Since the Code has come into effect, employers have experienced an increase in reported allegations of bullying in the workplace arising from harassment policies that have been adopted and implemented as required by the Code.

These harassment policies ordinarily provide for zero tolerance towards harassment in the workplace and, unlike the strict requirements of the Code, employer harassment policies often do not limit harassment to conduct based on one or more of the listed grounds of unfair discrimination as set out in the EEA.

Despite the increase in reported allegations of bullying in the workplace, it does not appear as though there has been an increase in jurisprudence in this area, with only one recent Labour Appeal Court case being reported.

As such, there has not been much guidance in this area of the law pursuant to the Code coming into effect. This may be because it is particularly difficult to prove that someone is a bully in the workplace.

It seldom happens that incidents of alleged bullying mimic the facts of the Labour Court case in the matter between Centre for Autism Research and Education CC v CCMA and Others.

In this case, the conduct that was complained of included, among others, shouting at employees in a public forum and calling them pathetic, disgusting, stupid, dumb morons; and referring to a homosexual man as a ‘screaming queen’. Such conduct is explicit and was witnessed by others.

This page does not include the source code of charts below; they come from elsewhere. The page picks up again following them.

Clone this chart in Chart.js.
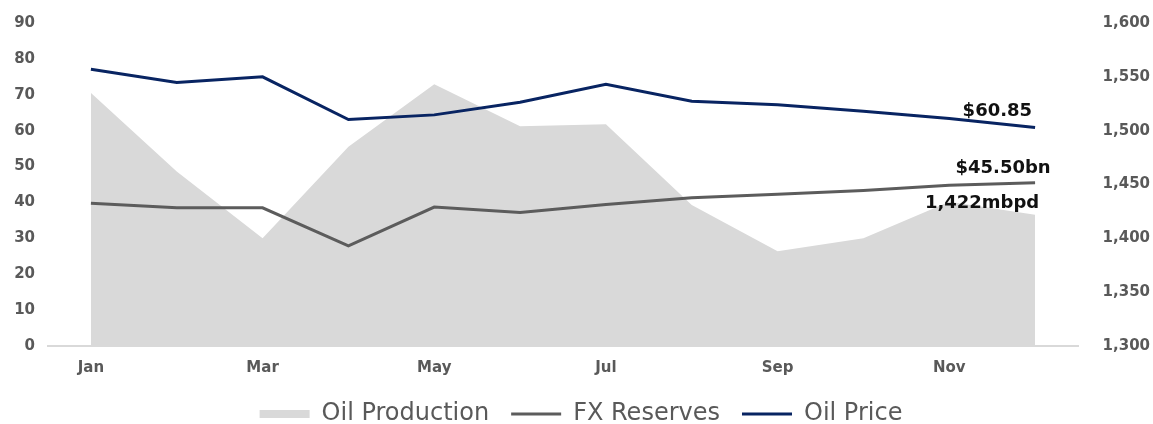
<!DOCTYPE html>
<html><head><meta charset="utf-8">
<script src="https://cdn.jsdelivr.net/npm/chart.js@4.4.1/dist/chart.umd.min.js"></script>
<style>html,body{margin:0;padding:0;background:#fff;} #wrap{width:1153px;height:424px;position:relative;}</style>
</head><body><div id="wrap"><canvas id="c"></canvas></div>
<script>
const months = ['Jan','Feb','Mar','Apr','May','Jun','Jul','Aug','Sep','Oct','Nov','Dec'];
const oilProduction = [1535,1462,1400,1485,1543,1504,1506,1431,1388,1400,1434,1422];
const fxReserves = [39.8,38.5,38.5,27.9,38.7,37.2,39.4,41.3,42.3,43.3,44.8,45.5];
const oilPrice = [77.1,73.4,75.0,63.1,64.4,67.9,72.9,68.2,67.2,65.4,63.4,60.85];
const leftAxis = {min:0, max:90, step:10};
const rightAxis = {min:1300, max:1600, step:50};

const GRAY = '#595959';
const endLabels = {
  id:'endLabels',
  afterDatasetsDraw(chart){
    const {ctx, scales:{x,y,y2}} = chart;
    const i = months.length-1;
    const px = x.getPixelForValue(i);
    ctx.save();
    ctx.font = 'bold 18px "DejaVu Sans"';
    ctx.fillStyle = '#111';
    ctx.textBaseline = 'alphabetic';
    ctx.textAlign = 'right';
    ctx.fillText('$' + oilPrice[i].toFixed(2), px - 3, y.getPixelForValue(oilPrice[i]) - 12);
    ctx.textAlign = 'center';
    ctx.fillText('$' + fxReserves[i].toFixed(2) + 'bn', px - 32, y.getPixelForValue(fxReserves[i]) - 10);
    ctx.fillText(oilProduction[i].toLocaleString('en-US') + 'mbpd', px - 53, y2.getPixelForValue(oilProduction[i]) - 7);
    ctx.restore();
  }
};

new Chart(document.getElementById('c'), {
  type: 'line',
  data: {
    labels: months,
    datasets: [
      {label:'Oil Production', data: oilProduction, yAxisID:'y2', fill:'start', backgroundColor:'#d9d9d9', borderColor:'#d9d9d9', borderWidth:0, pointRadius:0, order:10},
      {label:'FX Reserves', data: fxReserves, yAxisID:'y', fill:false, borderColor:'#5c5c5c', backgroundColor:'#5c5c5c', borderWidth:3, pointRadius:0, order:1},
      {label:'Oil Price', data: oilPrice, yAxisID:'y', fill:false, borderColor:'#082462', backgroundColor:'#082462', borderWidth:3, pointRadius:0, order:0}
    ]
  },
  options: {
    responsive:true, maintainAspectRatio:false, animation:false, devicePixelRatio:1,
    layout:{padding:{top:23, left:12, right:3, bottom:-12}},
    plugins:{
      tooltip:{enabled:false},
      legend:{
        position:'bottom',
        labels:{
          usePointStyle:true, pointStyleWidth:50, boxHeight:8,
          font:{family:'"DejaVu Sans"', size:24}, color:GRAY, padding:22,
          generateLabels(chart){
            return chart.data.datasets.map((d,i)=>({
              text:d.label, datasetIndex:i,
              fillStyle:d.backgroundColor, strokeStyle:d.borderColor,
              lineWidth: i===0 ? 0 : 3,
              pointStyle: i===0 ? 'rect' : 'line',
              fontColor:GRAY, hidden:false
            }));
          }
        }
      }
    },
    scales:{
      x:{
        offset:true,
        grid:{display:false, drawTicks:false},
        border:{display:true, color:'#d9d9d9', width:2},
        ticks:{autoSkip:false, maxRotation:0, padding:13, color:GRAY,
          font:{family:'"DejaVu Sans"', size:15, weight:'bold'},
          callback:(v,i)=> i%2===0 ? months[i] : ''},
        afterFit(s){ s.height = 34; }
      },
      y:{
        position:'left', min:leftAxis.min, max:leftAxis.max,
        grid:{display:false, drawTicks:false}, border:{display:false},
        ticks:{stepSize:leftAxis.step, padding:13, color:GRAY,
          font:{family:'"DejaVu Sans"', size:15, weight:'bold'}},
        afterFit(s){ s.width = 36; }
      },
      y2:{
        position:'right', min:rightAxis.min, max:rightAxis.max,
        grid:{display:false, drawTicks:false}, border:{display:false},
        ticks:{stepSize:rightAxis.step, padding:0, crossAlign:'far', color:GRAY,
          font:{family:'"DejaVu Sans"', size:15, weight:'bold'},
          callback:v=> v.toLocaleString('en-US')},
        afterFit(s){ s.width = 72; }
      }
    }
  },
  plugins:[endLabels]
});
</script></body></html>
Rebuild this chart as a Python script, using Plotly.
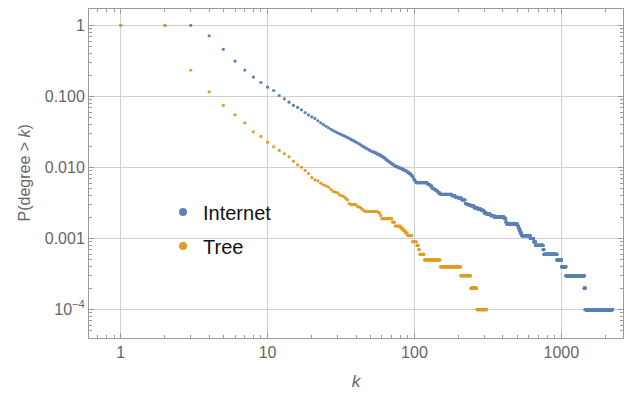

There are several reasons that contribute to the challenge of dealing with allegations of bullying in the workplace including:

  • Most acts of bullying take place in isolation between the alleged perpetrator and the complainant. As such, there are often no witnesses to attest to this.
  • Bullying seldom takes place over e-mail, text or WhatsApp. As a result, there is often no paper trail to corroborate the allegations.
  • It is difficult to prove how someone makes another person feel and why they make them feel that way.
  • At times bullying can be experienced because of someone’s body language towards another. This is difficult to articulate and prove.
  • People experience certain conduct in different ways based on various life experiences. As such, how one receives or perceives certain conduct from a manager or colleague may not always pass the ‘reasonable person’ test.
  • There is a thin line between exercising managerial prerogative and bullying. The two concepts are often confused.

That said, it is not impossible to prove bullying in the workplace. Employees are generally encouraged to report any conduct that impairs their dignity or causes a hostile work environment.

In doing so, they should assess whether there are objective factors that speak to their subjective feelings, and should consider whether a reasonable person in their position would view the conduct as bullying. They should contact their human capital practitioners as early as possible and seek assistance.

Employers should investigate all allegations of harassment/bullying and ensure that the conduct complained of crosses the line before taking disciplinary action. Not all forms of harassment/ bullying will justify a dismissal.

Further, employers should do everything in their power to create a working environment where employees feel psychologically safe. At times this may require making unpopular decisions at the highest levels. A failure to deal with such allegations adequately may result in employers being found liable in terms of section 60 of the EEA.